Culpar la máquina, pretender quitar la paja del ojo ajeno, del ojo colectivo, es fácil y emocionante. El enunciador de la idea queda libre de pecado, tiene un elemento al cual culpar, se alía con un enorme bloque de individuos que quitan sus culpas y las arrojan a la máquina, y gritan consignas y se alían como en una batalla, en un espíritu bélico contra una estructura, como si la misma no estuviera conformada por cientos de procesos humanos, de relaciones entre cerebros pensantes y replicantes. Culpar la máquina es sentirse salvador, es gozar estéticamente del bando correcto que puede batallar y vencer al enemigo simbólico.
El odio de las personas del siglo pasado hacia las ideologías recientemente socializadas, surge de la falta del espíritu bélico que ven en las propuestas de las generaciones nuevas. En la añoranza nostálgica y emocional de la unión colectiva contra el enemigo enorme.

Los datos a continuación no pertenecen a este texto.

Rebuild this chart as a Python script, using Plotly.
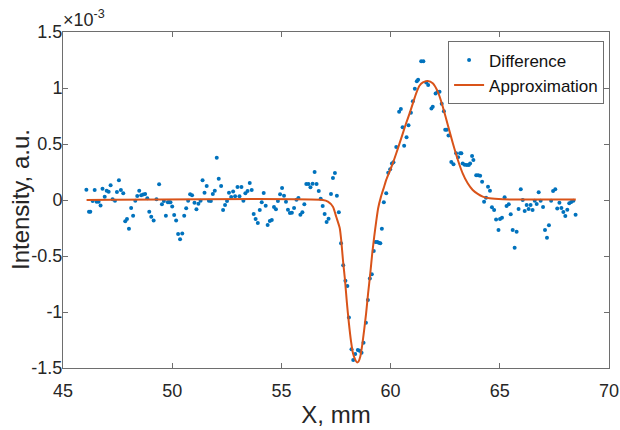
import plotly.graph_objects as go

# Measured difference signal (x in mm, intensity in units of 1e-3 a.u.)
diff_x = [46.07, 46.19, 46.25, 46.36, 46.45, 46.54, 46.63, 46.72, 46.81, 46.91,
          47.00, 47.09, 47.18, 47.27, 47.38, 47.47, 47.56, 47.65, 47.76, 47.85,
          47.93, 48.02, 48.12, 48.21, 48.31, 48.40, 48.49, 48.58, 48.67, 48.76,
          48.86, 48.95, 49.04, 49.15, 49.28, 49.40, 49.53, 49.62, 49.71, 49.80,
          49.86, 49.92, 50.00, 50.09, 50.18, 50.27, 50.36, 50.46, 50.55, 50.64,
          50.73, 50.82, 50.91, 51.02, 51.11, 51.20, 51.30, 51.39, 51.48, 51.58,
          51.68, 51.77, 51.86, 51.95, 52.04, 52.13, 52.24, 52.33, 52.42, 52.51,
          52.60, 52.70, 52.79, 52.88, 52.99, 53.08, 53.17, 53.26, 53.35, 53.45,
          53.55, 53.64, 53.73, 53.82, 53.92, 54.01, 54.10, 54.19, 54.28, 54.37,
          54.47, 54.56, 54.66, 54.75, 54.84, 54.94, 55.03, 55.12, 55.21, 55.30,
          55.39, 55.48, 55.58, 55.69, 55.78, 55.87, 55.96, 56.05, 56.14, 56.24,
          56.33, 56.43, 56.52, 56.61, 56.71, 56.80, 56.89, 56.98, 57.07, 57.16,
          57.27, 57.36, 57.45, 57.54, 57.63, 57.73, 57.83, 57.93, 58.02, 58.09,
          58.21, 58.29, 58.38, 58.50, 58.58, 58.67, 58.76, 58.87, 58.96, 59.05,
          59.14, 59.23, 59.31, 59.39, 59.46, 59.53, 59.60, 59.69, 59.80, 59.89,
          59.98, 60.06, 60.13, 60.26, 60.39, 60.47, 60.55, 60.62, 60.73, 60.82,
          60.93, 61.02, 61.11, 61.20, 61.26, 61.40, 61.50, 61.63, 61.72, 61.87,
          61.93, 62.06, 62.15, 62.24, 62.34, 62.44, 62.50, 62.57, 62.65, 62.78,
          62.88, 63.00, 63.09, 63.18, 63.24, 63.30, 63.39, 63.49, 63.58, 63.64,
          63.73, 63.79, 63.92, 64.01, 64.10, 64.19, 64.28, 64.37, 64.46, 64.55,
          64.64, 64.74, 64.83, 64.94, 65.01, 65.10, 65.22, 65.31, 65.41, 65.50,
          65.59, 65.68, 65.77, 65.86, 65.96, 66.05, 66.14, 66.23, 66.32, 66.41,
          66.50, 66.60, 66.69, 66.78, 66.87, 66.98, 67.07, 67.16, 67.25, 67.35,
          67.44, 67.54, 67.63, 67.73, 67.82, 67.91, 68.00, 68.09, 68.18, 68.27,
          68.37, 68.47]
diff_y = [0.092, -0.104, -0.104, -0.009, 0.089, -0.015, -0.015, -0.048, 0.101, 0.030,
          0.083, 0.074, 0.131, 0.006, -0.006, 0.071, 0.176, 0.089, 0.060, -0.190,
          -0.170, -0.256, -0.071, -0.140, -0.006, 0.036, 0.083, 0.042, 0.048, 0.054,
          0.015, -0.104, -0.149, -0.182, 0.006, 0.140, -0.038, -0.009, -0.140, -0.021,
          -0.021, -0.021, -0.057, -0.134, -0.182, -0.304, -0.351, -0.298, -0.140, -0.074,
          -0.006, 0.051, 0.042, -0.024, -0.083, -0.033, -0.006, 0.176, 0.065, 0.125,
          -0.006, -0.009, 0.054, 0.083, 0.378, 0.190, 0.125, -0.089, -0.045, -0.009,
          0.065, 0.027, 0.077, 0.033, 0.116, 0.033, 0.116, -0.006, 0.060, 0.080,
          0.152, 0.089, -0.125, -0.170, -0.205, -0.089, -0.021, 0.063, -0.051, -0.223,
          -0.188, -0.179, -0.063, -0.083, -0.009, 0.051, 0.107, 0.039, -0.015, -0.086,
          -0.116, -0.113, -0.071, 0.003, 0.018, -0.131, -0.110, -0.039, 0.143, 0.143,
          0.113, 0.146, 0.250, 0.143, 0.080, 0.012, -0.054, -0.125, -0.196, -0.167,
          0.054, 0.196, 0.241, 0.039, -0.110, -0.387, -0.583, -0.720, -0.768, -1.048,
          -1.333, -1.429, -1.375, -1.339, -1.345, -1.363, -1.274, -1.095, -0.893, -0.702,
          -0.664, -0.455, -0.375, -0.375, -0.381, -0.387, -0.256, -0.021, 0.060, 0.244,
          0.274, 0.327, 0.336, 0.473, 0.789, 0.813, 0.649, 0.485, 0.560, 0.667,
          0.780, 0.881, 0.994, 1.060, 1.074, 1.238, 1.238, 1.048, 1.027, 0.818,
          0.833, 0.952, 0.967, 0.967, 0.860, 0.792, 0.628, 0.628, 0.577, 0.340,
          0.320, 0.417, 0.381, 0.417, 0.417, 0.327, 0.315, 0.312, 0.312, 0.327,
          0.393, 0.357, 0.221, 0.221, 0.217, 0.164, -0.015, 0.021, 0.119, 0.083,
          -0.065, -0.089, -0.173, -0.268, -0.170, -0.158, 0.024, -0.054, -0.039, -0.128,
          -0.268, -0.426, -0.283, -0.080, 0.095, 0.000, -0.098, -0.045, -0.080, -0.045,
          -0.089, -0.006, -0.036, 0.069, -0.006, -0.063, -0.268, -0.336, -0.226, -0.006,
          0.080, 0.095, -0.077, -0.024, -0.071, -0.107, -0.143, -0.086, -0.030, -0.018,
          -0.006, -0.131]

# Approximation curve
approx_x = [46.08, 56.90, 57.13, 57.36, 57.51, 57.67, 57.74, 57.82, 57.91, 58.00,
            58.09, 58.19, 58.28, 58.38, 58.46, 58.53, 58.61, 58.70, 58.79, 58.88,
            58.97, 59.07, 59.16, 59.25, 59.34, 59.43, 59.56, 59.68, 59.80, 59.95,
            60.10, 60.26, 60.41, 60.56, 60.71, 60.87, 61.02, 61.17, 61.32, 61.48,
            61.70, 61.93, 62.16, 62.39, 62.62, 62.85, 63.08, 63.30, 63.53, 63.76,
            63.99, 64.22, 64.53, 65.13, 68.48]
approx_y = [0.0, 0.0, -0.015, -0.060, -0.150, -0.250, -0.360, -0.540, -0.710, -0.920,
            -1.100, -1.265, -1.370, -1.425, -1.450, -1.443, -1.400, -1.295, -1.160, -1.010,
            -0.833, -0.655, -0.476, -0.327, -0.193, -0.074, 0.030, 0.104, 0.179, 0.253,
            0.327, 0.417, 0.506, 0.595, 0.685, 0.774, 0.863, 0.952, 1.020, 1.050,
            1.063, 1.042, 0.967, 0.833, 0.670, 0.506, 0.357, 0.238, 0.149, 0.089,
            0.054, 0.030, 0.015, 0.006, 0.005]

x_ticks = [45, 50, 55, 60, 65, 70]
y_ticks = [-1.5, -1, -0.5, 0, 0.5, 1, 1.5]
y_tick_text = ["-1.5", "-1", "-0.5", "0", "0.5", "1", "1.5"]

FONT = "Liberation Sans, Arial, Helvetica, sans-serif"
AXIS_COLOR = "#6e6e6e"

fig = go.Figure()
fig.add_trace(go.Scatter(
    x=diff_x, y=diff_y, mode="markers", name="Difference",
    marker=dict(color="#0072BD", size=4),
))
fig.add_trace(go.Scatter(
    x=approx_x, y=approx_y, mode="lines", name="Approximation",
    line=dict(color="#D95319", width=2, shape="spline", smoothing=0.6),
))

axis_common = dict(
    showline=True, linecolor=AXIS_COLOR, linewidth=1, mirror="ticks",
    ticks="inside", ticklen=5, tickcolor=AXIS_COLOR, showgrid=False,
    zeroline=False, automargin=False, ticklabeloverflow="allow",
    tickfont=dict(family=FONT, size=18, color="#262626"),
)

fig.update_layout(
    width=620, height=430,
    margin=dict(l=63, r=11, t=32, b=62),
    paper_bgcolor="white", plot_bgcolor="white",
    font=dict(family=FONT, color="#262626"),
    showlegend=True,
    legend=dict(
        x=0.991, y=0.972, xanchor="right", yanchor="top",
        bgcolor="white", bordercolor=AXIS_COLOR, borderwidth=1,
        font=dict(family=FONT, size=17, color="#111"),
        itemwidth=30, tracegroupgap=0,
    ),
    xaxis=dict(range=[45, 70], tickvals=x_ticks, ticklabelstandoff=6,
               title=dict(text="X, mm", font=dict(family=FONT, size=24), standoff=6),
               **axis_common),
    yaxis=dict(range=[-1.5, 1.5], tickvals=y_ticks, ticktext=y_tick_text,
               ticklabelstandoff=-4, **axis_common),
    annotations=[
        dict(text="×10<sup>-3</sup>", xref="paper", yref="paper", x=0.0, y=1.0,
             xanchor="left", yanchor="bottom", showarrow=False, xshift=-2,
             font=dict(family=FONT, size=18, color="#262626")),
        dict(text="Intensity, a.u.", xref="paper", yref="paper",
             x=-0.0787, y=0.5, xanchor="center", yanchor="middle",
             textangle=-90, showarrow=False,
             font=dict(family=FONT, size=24, color="#262626")),
    ],
)

fig.write_html("out.html", post_script="document.body.style.margin='0';",
               config={"displayModeBar": False})
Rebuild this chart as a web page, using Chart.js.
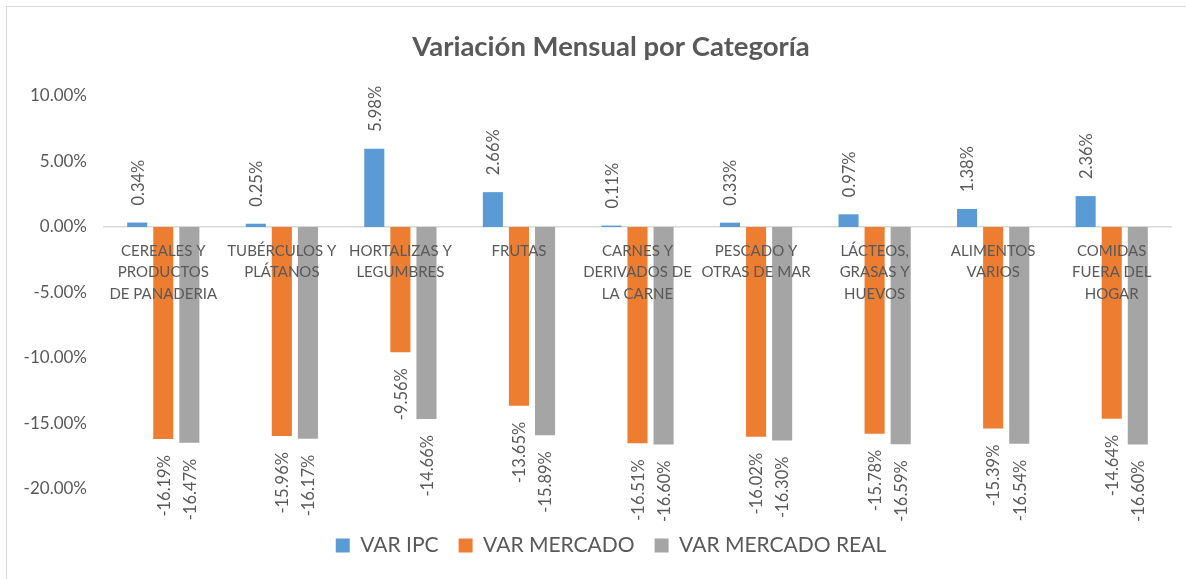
<!DOCTYPE html>
<html lang="es">
<head>
<meta charset="utf-8">
<title>Variación Mensual por Categoría</title>
<script src="https://cdn.jsdelivr.net/npm/chart.js@4.4.1/dist/chart.umd.min.js"></script>
<style>
  html, body { margin: 0; padding: 0; background: #fff; overflow: hidden; }
  .marco {
    position: absolute; left: 6px; top: 6px;
    width: 1212px; height: 590px;
    border: 1px solid #d9d9d9; background: #fff;
  }
  canvas { display: block; }
</style>
</head>
<body>
<div class="marco">
  <canvas id="grafico" width="1212" height="590"></canvas>
</div>
<script>
// Categorías (eje X)
const categorias = [
  ['CEREALES Y', 'PRODUCTOS', 'DE PANADERIA'],
  ['TUBÉRCULOS Y', 'PLÁTANOS'],
  ['HORTALIZAS Y', 'LEGUMBRES'],
  ['FRUTAS'],
  ['CARNES Y', 'DERIVADOS DE', 'LA CARNE'],
  ['PESCADO Y', 'OTRAS DE MAR'],
  ['LÁCTEOS,', 'GRASAS Y', 'HUEVOS'],
  ['ALIMENTOS', 'VARIOS'],
  ['COMIDAS', 'FUERA DEL', 'HOGAR']
];

// Series (en %)
const varIPC          = [0.34, 0.25, 5.98, 2.66, 0.11, 0.33, 0.97, 1.38, 2.36];
const varMercado      = [-16.19, -15.96, -9.56, -13.65, -16.51, -16.02, -15.78, -15.39, -14.64];
const varMercadoReal  = [-16.47, -16.17, -14.66, -15.89, -16.60, -16.30, -16.59, -16.54, -16.60];

// Eje Y
const yMin = -20, yMax = 10, yPaso = 5;

const gris = '#595959';
const fuente = 'Lato, "Open Sans", sans-serif';

// Etiquetas de datos giradas (como en Excel)
const etiquetasDatos = {
  id: 'etiquetasDatos',
  afterDatasetsDraw(chart) {
    const ctx = chart.ctx;
    ctx.save();
    ctx.fillStyle = gris;
    ctx.font = '16.5px ' + fuente;
    ctx.textBaseline = 'middle';
    chart.data.datasets.forEach((ds, i) => {
      const meta = chart.getDatasetMeta(i);
      meta.data.forEach((bar, j) => {
        const v = ds.data[j];
        const txt = v.toFixed(2) + '%';
        ctx.save();
        if (v >= 0) {
          ctx.translate(bar.x, bar.y - 17);
          ctx.rotate(-Math.PI / 2);
          ctx.textAlign = 'left';
        } else {
          ctx.translate(bar.x, bar.y + 16);
          ctx.rotate(-Math.PI / 2);
          ctx.textAlign = 'right';
        }
        ctx.fillText(txt, 0, 1);
        ctx.restore();
      });
    });
    ctx.restore();
  }
};

// Deja hueco entre el área del gráfico y la leyenda (las etiquetas negativas caen ahí)
const espacioLeyenda = {
  id: 'espacioLeyenda',
  beforeInit(chart) {
    const leyenda = chart.legend;
    const fitOriginal = leyenda.fit;
    const drawOriginal = leyenda.draw;
    leyenda.fit = function () {
      fitOriginal.call(this);
      this.height += 44;
    };
    leyenda.draw = function (...args) {
      this.ctx.save();
      this.ctx.translate(0, 26);
      drawOriginal.apply(this, args);
      this.ctx.restore();
    };
  }
};

new Chart(document.getElementById('grafico'), {
  type: 'bar',
  data: {
    labels: categorias,
    datasets: [
      { label: 'VAR IPC', data: varIPC, backgroundColor: '#5B9BD5' },
      { label: 'VAR MERCADO', data: varMercado, backgroundColor: '#ED7D31' },
      { label: 'VAR MERCADO REAL', data: varMercadoReal, backgroundColor: '#A5A5A5' }
    ]
  },
  options: {
    responsive: false,
    animation: false,
    datasets: {
      bar: { categoryPercentage: 0.66, barPercentage: 0.77 }
    },
    layout: { padding: { left: 14, right: 18, top: 0, bottom: 13 } },
    plugins: {
      title: {
        display: true,
        text: 'Variación Mensual por Categoría',
        color: gris,
        font: { family: fuente, size: 27.5, weight: 'bold' },
        padding: { top: 24, bottom: 32 }
      },
      legend: {
        position: 'bottom',
        labels: {
          color: gris,
          font: { family: fuente, size: 21 },
          boxWidth: 14,
          boxHeight: 14,
          padding: 20
        }
      },
      tooltip: { enabled: false }
    },
    scales: {
      x: {
        position: { y: 0 },
        grid: { display: false, drawTicks: false },
        border: { display: true, color: '#d9d9d9', width: 1.5 },
        ticks: {
          z: 1,
          color: gris,
          font: { family: fuente, size: 15, lineHeight: 1.45 },
          padding: 13,
          maxRotation: 0,
          autoSkip: false
        }
      },
      y: {
        min: yMin,
        max: yMax,
        grid: { display: false, drawTicks: false },
        border: { display: false },
        ticks: {
          stepSize: yPaso,
          color: gris,
          font: { family: fuente, size: 17 },
          padding: 17,
          callback: v => v.toFixed(2) + '%'
        },
        afterFit: s => { s.width = 83; }
      },
      // eje vacío a la derecha, solo deja margen
      margen: {
        type: 'linear',
        position: 'right',
        grid: { display: false, drawTicks: false },
        border: { display: false },
        ticks: { display: false },
        afterFit: s => { s.width = 30; }
      }
    }
  },
  plugins: [etiquetasDatos, espacioLeyenda]
});
</script>
</body>
</html>
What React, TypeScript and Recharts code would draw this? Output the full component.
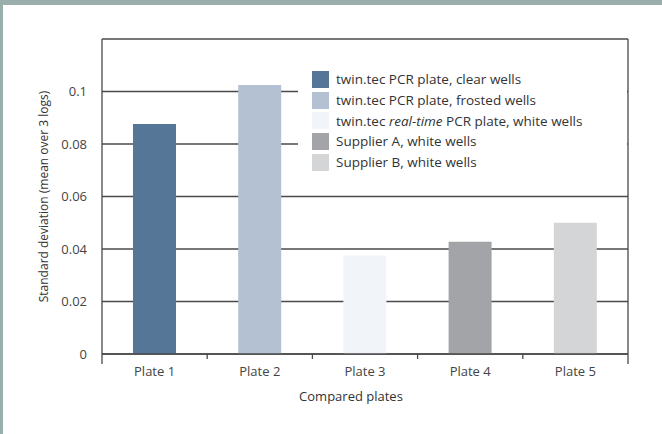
import { BarChart, Bar, XAxis, YAxis, CartesianGrid, Cell, Label } from "recharts";

const plates = ["Plate 1", "Plate 2", "Plate 3", "Plate 4", "Plate 5"];
const stdDev = [0.0876, 0.1025, 0.0375, 0.0428, 0.05];
const barColors = ["#567697", "#b3c1d2", "#f1f5f9", "#a3a4a8", "#d4d5d7"];
const legendNames = [
  "twin.tec PCR plate, clear wells",
  "twin.tec PCR plate, frosted wells",
  "twin.tec real-time PCR plate, white wells",
  "Supplier A, white wells",
  "Supplier B, white wells",
];
const yTicks = [0, 0.02, 0.04, 0.06, 0.08, 0.1, 0.12];

const data = plates.map((name, i) => ({ name, value: stdDev[i] }));

const FONT = "'Open Sans', 'Noto Sans', sans-serif";
const LINE = "#4a4a4a";

function PlateTick(props: any) {
  const { x, y, payload, index } = props;
  const half = payload.offset || 0;
  const last = index === plates.length - 1;
  return (
    <g>
      <line x1={x - half} x2={x - half} y1={y} y2={y + (index === 0 ? 10 : 5)} stroke={LINE} strokeWidth={1.3} />
      {last && <line x1={x + half} x2={x + half} y1={y} y2={y + 10} stroke={LINE} strokeWidth={1.3} />}
      <text x={x} y={y + 22} textAnchor="middle" fontSize={13} fill="#444" fontFamily={FONT}>
        {payload.value}
      </text>
    </g>
  );
}

function LegendBox() {
  return (
    <div
      style={{
        position: "absolute",
        left: 298,
        top: 58,
        background: "#fff",
        width: 329,
        height: 122,
        paddingTop: 11,
        boxSizing: "border-box",
        fontFamily: FONT,
        fontSize: 13.5,
        color: "#333",
      }}
    >
      {legendNames.map((n, i) => (
        <div key={n} style={{ display: "flex", alignItems: "center", height: 20.7, whiteSpace: "nowrap" }}>
          <span style={{ display: "inline-block", flex: "none", width: 17, height: 17, background: barColors[i], marginLeft: 14, marginRight: 7 }} />
          {i === 2 ? (
            <span>
              twin.tec <i>real-time</i> PCR plate, white wells
            </span>
          ) : (
            <span>{n}</span>
          )}
        </div>
      ))}
    </div>
  );
}

export default function App() {
  return (
    <div style={{ position: "absolute", left: 0, top: 0, width: 662, height: 434, background: "#fff" }}>
      <BarChart
        width={662}
        height={434}
        data={data}
        margin={{ top: 39, right: 33, left: 0, bottom: 0 }}
        style={{ position: "absolute", left: 0, top: 0 }}
      >
        <CartesianGrid vertical={false} stroke={LINE} strokeWidth={1.3} />
        <XAxis
          dataKey="name"
          height={80}
          axisLine={{ stroke: LINE, strokeWidth: 1.3 }}
          tickLine={false}
          tickSize={0}
          tickMargin={0}
          tick={<PlateTick />}
          interval={0}
        >
          <Label value="Compared plates" position="insideTop" offset={38} dx={-14} fontSize={13} fill="#333" fontFamily={FONT} />
        </XAxis>
        <YAxis
          width={102}
          domain={[0, 0.12]}
          ticks={yTicks}
          tickFormatter={(v: number) => (v >= 0.11 ? "" : String(v))}
          axisLine={{ stroke: LINE, strokeWidth: 1.3 }}
          tickLine={false}
          tickMargin={9}
          tick={{ fontSize: 13, fill: "#444", fontFamily: FONT }}
        >
          <Label
            value="Standard deviation (mean over 3 logs)"
            angle={-90}
            position="insideLeft"
            offset={44}
            style={{ textAnchor: "middle" }}
            fontSize={12}
            fill="#333"
            fontFamily={FONT}
          />
        </YAxis>
        <YAxis
          yAxisId="right"
          orientation="right"
          width={1}
          domain={[0, 0.12]}
          tick={false}
          tickLine={false}
          axisLine={{ stroke: LINE, strokeWidth: 1.3 }}
        />
        <Bar dataKey="value" barSize={43} isAnimationActive={false}>
          {data.map((d, i) => (
            <Cell key={d.name} fill={barColors[i]} />
          ))}
        </Bar>
      </BarChart>
      <LegendBox />
      <div style={{ position: "absolute", left: 0, top: 0, width: 662, height: 5, background: "#9aafac" }} />
      <div style={{ position: "absolute", left: 0, top: 0, width: 3, height: 434, background: "#9aafac" }} />
    </div>
  );
}
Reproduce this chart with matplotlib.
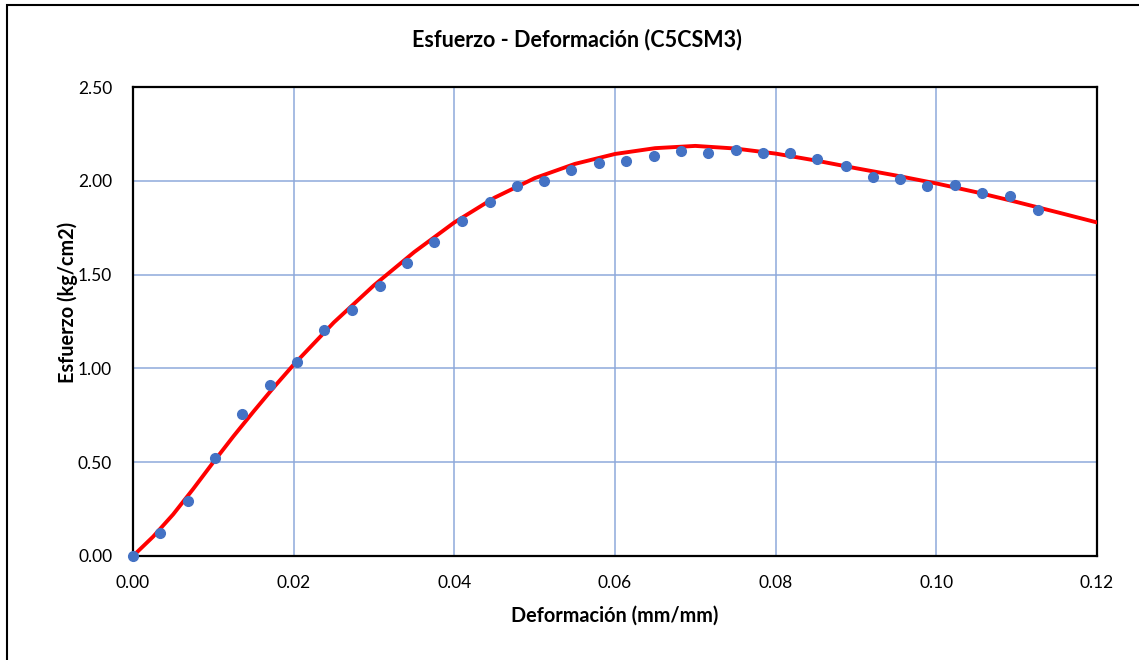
import numpy as np
import matplotlib.pyplot as plt
from matplotlib.patches import Rectangle

# datos
deformacion = [0.0, 0.0034, 0.0068, 0.0102, 0.0136, 0.0170, 0.0204, 0.0238, 0.0272,
               0.0307, 0.0341, 0.0375, 0.0409, 0.0444, 0.0478, 0.0512, 0.0545, 0.0580,
               0.0614, 0.0648, 0.0682, 0.0716, 0.0750, 0.0784, 0.0818, 0.0852, 0.0887,
               0.0921, 0.0955, 0.0989, 0.1023, 0.1057, 0.1092, 0.1126]
esfuerzo = [0.00, 0.124, 0.295, 0.521, 0.759, 0.912, 1.034, 1.205, 1.311,
            1.439, 1.564, 1.676, 1.788, 1.889, 1.972, 1.999, 2.058, 2.093,
            2.107, 2.134, 2.160, 2.146, 2.164, 2.150, 2.146, 2.115, 2.081,
            2.022, 2.008, 1.972, 1.978, 1.937, 1.919, 1.844]

# curva de ajuste (linea roja)
curva_x = [0.0000, 0.0025, 0.0050, 0.0075, 0.0100, 0.0125, 0.0150, 0.0175, 0.0200,
           0.0250, 0.0300, 0.0350, 0.0400, 0.0450, 0.0500, 0.0550, 0.0600, 0.0650,
           0.0700, 0.0750, 0.0800, 0.0850, 0.0900, 0.0950, 0.1000, 0.1050, 0.1100,
           0.1150, 0.1200]
curva_y = [0.000, 0.103, 0.222, 0.358, 0.500, 0.638, 0.770, 0.898, 1.020,
           1.245, 1.443, 1.620, 1.778, 1.910, 2.014, 2.090, 2.143, 2.174,
           2.186, 2.172, 2.145, 2.108, 2.067, 2.028, 1.986, 1.939, 1.887,
           1.833, 1.778]

xticks = [0.00, 0.02, 0.04, 0.06, 0.08, 0.10, 0.12]
yticks = [0.00, 0.50, 1.00, 1.50, 2.00, 2.50]

plt.rcParams['font.family'] = ['Lato', 'DejaVu Sans']

fig = plt.figure(figsize=(11.39, 6.6), dpi=100)
ax = fig.add_axes([133/1139, 104/660, 964/1139, 469/660])

ax.plot(curva_x, curva_y, color='#FF0000', linewidth=2.8, zorder=3,
        solid_joinstyle='round', solid_capstyle='round')
ax.plot(deformacion, esfuerzo, 'o', color='#4472C4', markersize=7, zorder=4, clip_on=False)

ax.set_xlim(0, 0.12)
ax.set_ylim(0, 2.5)
ax.set_xticks(xticks)
ax.set_yticks(yticks)
ax.set_xticklabels([f'{v:.2f}' for v in xticks], fontsize=12.5)
ax.set_yticklabels([f'{v:.2f}' for v in yticks], fontsize=12.5)
ax.tick_params(length=0)
ax.tick_params(axis='y', pad=15)
ax.tick_params(axis='x', pad=14)
ax.grid(True, color='#8EA9DB', linewidth=1.1)
ax.set_axisbelow(True)
for s in ax.spines.values():
    s.set_linewidth(1.6)
    s.set_color('black')

ax.set_xlabel('Deformación (mm/mm)', fontsize=14.3, fontweight='bold')
ax.set_ylabel('Esfuerzo (kg/cm2)', fontsize=14.3, fontweight='bold')
ax.xaxis.set_label_coords(0.5, -0.128)
ax.yaxis.set_label_coords(-0.068, 0.54)
ax.yaxis.label.set_verticalalignment('center')
ax.xaxis.label.set_verticalalignment('center')

fig.text(577/1139, 1 - 40/660, 'Esfuerzo - Deformación (C5CSM3)', fontsize=15.5,
         fontweight='bold', ha='center', va='center')

# marco del grafico
fig.patches.append(Rectangle((7/1139, -0.1), 1.2, 1.1 - 5/660, transform=fig.transFigure,
                             fill=False, edgecolor='black', linewidth=1.5))

fig.savefig('out.png', dpi=100)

Si hay algo importante que destacar de las ideologías nuevas, es que sí miran la viga del propio ojo, la enorme carga de replicar los procesos anteriores cuando no existe una crítica a las acciones de cada individuo, a las consecuencias de una generación completa. Un miedo a educar con errores viejos por no haberlos visto, por haberlos sentido tan naturales que se invisibilizaron.
Culparse como entidad reproductora, como responsable de relaciones que, en conjunto, van creando estructuras, es más difícil, y no conserva la emoción de esa otra convicción ideológica, pero sí conlleva otras emociones, otros goces estéticos que surgen de las decisiones éticas y sus resultados.
La máquina nunca estuvo hecha de engranajes, sino de pirámides humanas. Y como tales, son más frágiles a los movimientos que las desarman que a los martillos gigantes que las golpean.